Hingga kini, pemerintah Cina masih menggelontorkan dana besar untuk menanggulangi polusi udara yang mengancam nyawa tak hanya penduduk Beijing, tetapi kota-kota besar di negara tersebut. Kebijakan di Beijing sebelum Olimpiade 2008 dijadikan acuan kerja sebab menunjukkan hasil nyata.
Pemerintah Jakarta belum mewacanakan penutupan sementara pabrik atau pembangkit listrik yang tiap hari menggelontorkan emisi dalam jumlah raksasa, namun sudah mulai menerapkan aturan ganjil-genap. Ada yang berpendapat bahwa targetnya seharusnya bukan cuma mobil, tetapi juga motor.

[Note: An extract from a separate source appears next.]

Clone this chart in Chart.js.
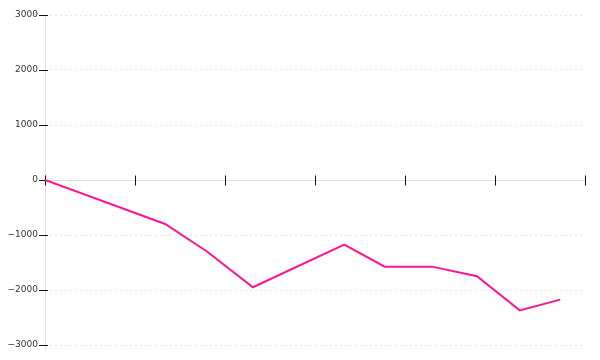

Dwi Sawung, koordinator Kampanye Urban dan Energi Wahana Lingkungan Hidup Indonesia (WALHI), mendukung inisiatif tersebut. Namun, ia menyarankan harus dibarengi dengan penyediaan transportasi massal yang memadai.
"Yang penting pengurangan emisi harus dikurangi, karena polusi udara di Jakarta sudah tidak bisa ditoleransi," katanya kepada Tirto, Jumat (27/7/18).